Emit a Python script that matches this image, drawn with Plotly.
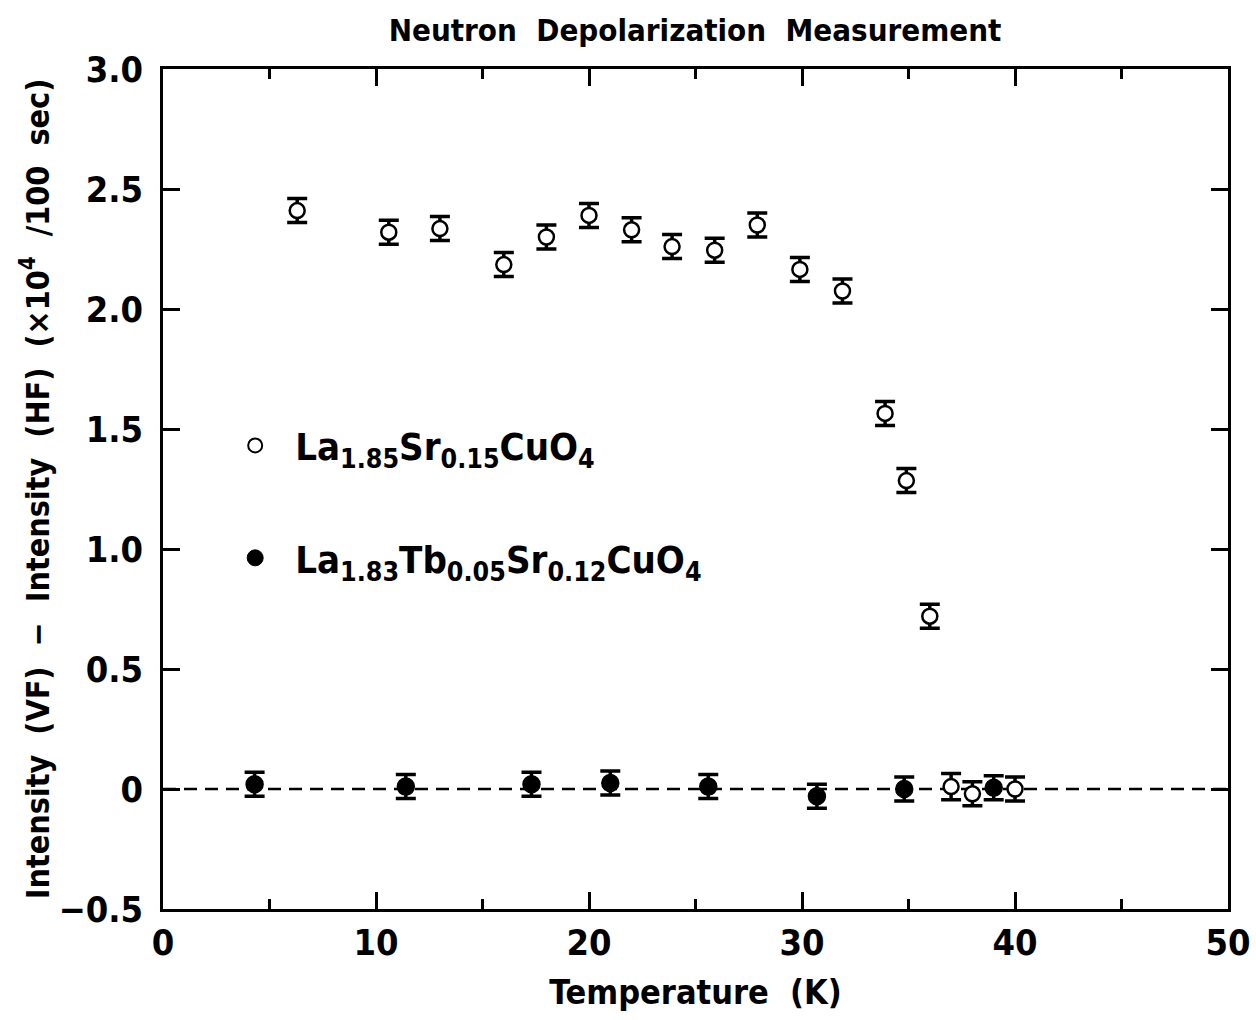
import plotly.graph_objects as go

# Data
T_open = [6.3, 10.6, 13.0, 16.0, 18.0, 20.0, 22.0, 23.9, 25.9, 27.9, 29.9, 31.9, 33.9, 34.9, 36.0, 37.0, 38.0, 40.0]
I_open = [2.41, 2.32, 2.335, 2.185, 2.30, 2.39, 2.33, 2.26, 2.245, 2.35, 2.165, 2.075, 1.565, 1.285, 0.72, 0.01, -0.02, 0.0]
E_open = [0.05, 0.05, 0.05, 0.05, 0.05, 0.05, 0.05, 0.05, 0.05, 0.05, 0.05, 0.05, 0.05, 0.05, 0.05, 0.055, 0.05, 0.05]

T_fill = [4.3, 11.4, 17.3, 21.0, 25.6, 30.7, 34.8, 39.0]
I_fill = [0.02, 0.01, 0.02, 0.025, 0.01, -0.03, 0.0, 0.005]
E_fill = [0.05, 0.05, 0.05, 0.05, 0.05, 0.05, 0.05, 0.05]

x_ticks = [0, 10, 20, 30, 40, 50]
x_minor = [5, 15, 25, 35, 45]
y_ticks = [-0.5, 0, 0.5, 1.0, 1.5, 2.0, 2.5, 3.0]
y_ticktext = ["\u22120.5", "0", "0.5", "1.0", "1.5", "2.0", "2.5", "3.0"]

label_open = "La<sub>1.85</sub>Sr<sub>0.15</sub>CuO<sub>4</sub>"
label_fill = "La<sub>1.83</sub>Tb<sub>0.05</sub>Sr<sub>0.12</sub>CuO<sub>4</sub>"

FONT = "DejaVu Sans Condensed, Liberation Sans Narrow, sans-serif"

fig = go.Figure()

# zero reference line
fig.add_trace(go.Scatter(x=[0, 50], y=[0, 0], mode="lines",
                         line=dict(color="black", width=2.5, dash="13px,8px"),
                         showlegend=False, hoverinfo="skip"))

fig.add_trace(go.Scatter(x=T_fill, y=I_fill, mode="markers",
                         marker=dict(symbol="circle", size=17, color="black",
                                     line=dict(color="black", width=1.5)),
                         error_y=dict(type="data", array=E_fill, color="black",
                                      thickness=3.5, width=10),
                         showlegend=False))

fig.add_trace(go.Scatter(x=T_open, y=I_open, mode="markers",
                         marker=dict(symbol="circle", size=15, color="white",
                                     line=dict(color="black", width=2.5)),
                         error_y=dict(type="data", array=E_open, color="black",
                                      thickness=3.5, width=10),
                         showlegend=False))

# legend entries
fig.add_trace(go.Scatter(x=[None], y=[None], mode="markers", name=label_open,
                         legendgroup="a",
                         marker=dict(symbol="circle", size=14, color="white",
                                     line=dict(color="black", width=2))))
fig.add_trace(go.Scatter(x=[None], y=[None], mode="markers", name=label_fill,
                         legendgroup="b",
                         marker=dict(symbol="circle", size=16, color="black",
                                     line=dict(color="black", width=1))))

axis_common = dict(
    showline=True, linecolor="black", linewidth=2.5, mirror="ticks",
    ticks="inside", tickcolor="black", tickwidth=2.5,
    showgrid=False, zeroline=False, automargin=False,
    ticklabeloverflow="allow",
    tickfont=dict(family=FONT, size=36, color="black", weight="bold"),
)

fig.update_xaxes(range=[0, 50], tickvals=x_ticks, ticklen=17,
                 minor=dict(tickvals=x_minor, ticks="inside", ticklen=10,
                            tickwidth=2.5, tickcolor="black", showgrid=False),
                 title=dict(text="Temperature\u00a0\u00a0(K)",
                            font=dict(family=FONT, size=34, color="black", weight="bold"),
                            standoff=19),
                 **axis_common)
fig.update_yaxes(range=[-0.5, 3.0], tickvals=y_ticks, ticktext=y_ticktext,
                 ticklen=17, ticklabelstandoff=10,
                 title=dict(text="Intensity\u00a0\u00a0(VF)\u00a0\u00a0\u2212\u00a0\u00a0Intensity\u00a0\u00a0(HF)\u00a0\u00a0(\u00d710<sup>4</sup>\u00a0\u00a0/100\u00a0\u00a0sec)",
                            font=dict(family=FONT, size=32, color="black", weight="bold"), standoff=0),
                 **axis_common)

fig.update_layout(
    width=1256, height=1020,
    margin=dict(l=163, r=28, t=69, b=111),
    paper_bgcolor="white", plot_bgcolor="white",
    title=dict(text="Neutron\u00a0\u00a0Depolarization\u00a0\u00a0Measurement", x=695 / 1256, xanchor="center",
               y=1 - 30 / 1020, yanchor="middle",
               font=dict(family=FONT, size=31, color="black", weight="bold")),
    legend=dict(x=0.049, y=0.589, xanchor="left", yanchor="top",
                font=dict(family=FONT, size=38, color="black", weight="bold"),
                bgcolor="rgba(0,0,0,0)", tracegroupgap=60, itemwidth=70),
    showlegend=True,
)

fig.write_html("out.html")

## To do
Transcribe all of the material exactly, leaving out whatever pictures it contains.

## Exercise answer
Emit a Python script that matches this image, drawn with Plotly.
import plotly.graph_objects as go

# Data
T_open = [6.3, 10.6, 13.0, 16.0, 18.0, 20.0, 22.0, 23.9, 25.9, 27.9, 29.9, 31.9, 33.9, 34.9, 36.0, 37.0, 38.0, 40.0]
I_open = [2.41, 2.32, 2.335, 2.185, 2.30, 2.39, 2.33, 2.26, 2.245, 2.35, 2.165, 2.075, 1.565, 1.285, 0.72, 0.01, -0.02, 0.0]
E_open = [0.05, 0.05, 0.05, 0.05, 0.05, 0.05, 0.05, 0.05, 0.05, 0.05, 0.05, 0.05, 0.05, 0.05, 0.05, 0.055, 0.05, 0.05]

T_fill = [4.3, 11.4, 17.3, 21.0, 25.6, 30.7, 34.8, 39.0]
I_fill = [0.02, 0.01, 0.02, 0.025, 0.01, -0.03, 0.0, 0.005]
E_fill = [0.05, 0.05, 0.05, 0.05, 0.05, 0.05, 0.05, 0.05]

x_ticks = [0, 10, 20, 30, 40, 50]
x_minor = [5, 15, 25, 35, 45]
y_ticks = [-0.5, 0, 0.5, 1.0, 1.5, 2.0, 2.5, 3.0]
y_ticktext = ["\u22120.5", "0", "0.5", "1.0", "1.5", "2.0", "2.5", "3.0"]

label_open = "La<sub>1.85</sub>Sr<sub>0.15</sub>CuO<sub>4</sub>"
label_fill = "La<sub>1.83</sub>Tb<sub>0.05</sub>Sr<sub>0.12</sub>CuO<sub>4</sub>"

FONT = "DejaVu Sans Condensed, Liberation Sans Narrow, sans-serif"

fig = go.Figure()

# zero reference line
fig.add_trace(go.Scatter(x=[0, 50], y=[0, 0], mode="lines",
                         line=dict(color="black", width=2.5, dash="13px,8px"),
                         showlegend=False, hoverinfo="skip"))

fig.add_trace(go.Scatter(x=T_fill, y=I_fill, mode="markers",
                         marker=dict(symbol="circle", size=17, color="black",
                                     line=dict(color="black", width=1.5)),
                         error_y=dict(type="data", array=E_fill, color="black",
                                      thickness=3.5, width=10),
                         showlegend=False))

fig.add_trace(go.Scatter(x=T_open, y=I_open, mode="markers",
                         marker=dict(symbol="circle", size=15, color="white",
                                     line=dict(color="black", width=2.5)),
                         error_y=dict(type="data", array=E_open, color="black",
                                      thickness=3.5, width=10),
                         showlegend=False))

# legend entries
fig.add_trace(go.Scatter(x=[None], y=[None], mode="markers", name=label_open,
                         legendgroup="a",
                         marker=dict(symbol="circle", size=14, color="white",
                                     line=dict(color="black", width=2))))
fig.add_trace(go.Scatter(x=[None], y=[None], mode="markers", name=label_fill,
                         legendgroup="b",
                         marker=dict(symbol="circle", size=16, color="black",
                                     line=dict(color="black", width=1))))

axis_common = dict(
    showline=True, linecolor="black", linewidth=2.5, mirror="ticks",
    ticks="inside", tickcolor="black", tickwidth=2.5,
    showgrid=False, zeroline=False, automargin=False,
    ticklabeloverflow="allow",
    tickfont=dict(family=FONT, size=36, color="black", weight="bold"),
)

fig.update_xaxes(range=[0, 50], tickvals=x_ticks, ticklen=17,
                 minor=dict(tickvals=x_minor, ticks="inside", ticklen=10,
                            tickwidth=2.5, tickcolor="black", showgrid=False),
                 title=dict(text="Temperature\u00a0\u00a0(K)",
                            font=dict(family=FONT, size=34, color="black", weight="bold"),
                            standoff=19),
                 **axis_common)
fig.update_yaxes(range=[-0.5, 3.0], tickvals=y_ticks, ticktext=y_ticktext,
                 ticklen=17, ticklabelstandoff=10,
                 title=dict(text="Intensity\u00a0\u00a0(VF)\u00a0\u00a0\u2212\u00a0\u00a0Intensity\u00a0\u00a0(HF)\u00a0\u00a0(\u00d710<sup>4</sup>\u00a0\u00a0/100\u00a0\u00a0sec)",
                            font=dict(family=FONT, size=32, color="black", weight="bold"), standoff=0),
                 **axis_common)

fig.update_layout(
    width=1256, height=1020,
    margin=dict(l=163, r=28, t=69, b=111),
    paper_bgcolor="white", plot_bgcolor="white",
    title=dict(text="Neutron\u00a0\u00a0Depolarization\u00a0\u00a0Measurement", x=695 / 1256, xanchor="center",
               y=1 - 30 / 1020, yanchor="middle",
               font=dict(family=FONT, size=31, color="black", weight="bold")),
    legend=dict(x=0.049, y=0.589, xanchor="left", yanchor="top",
                font=dict(family=FONT, size=38, color="black", weight="bold"),
                bgcolor="rgba(0,0,0,0)", tracegroupgap=60, itemwidth=70),
    showlegend=True,
)

fig.write_html("out.html")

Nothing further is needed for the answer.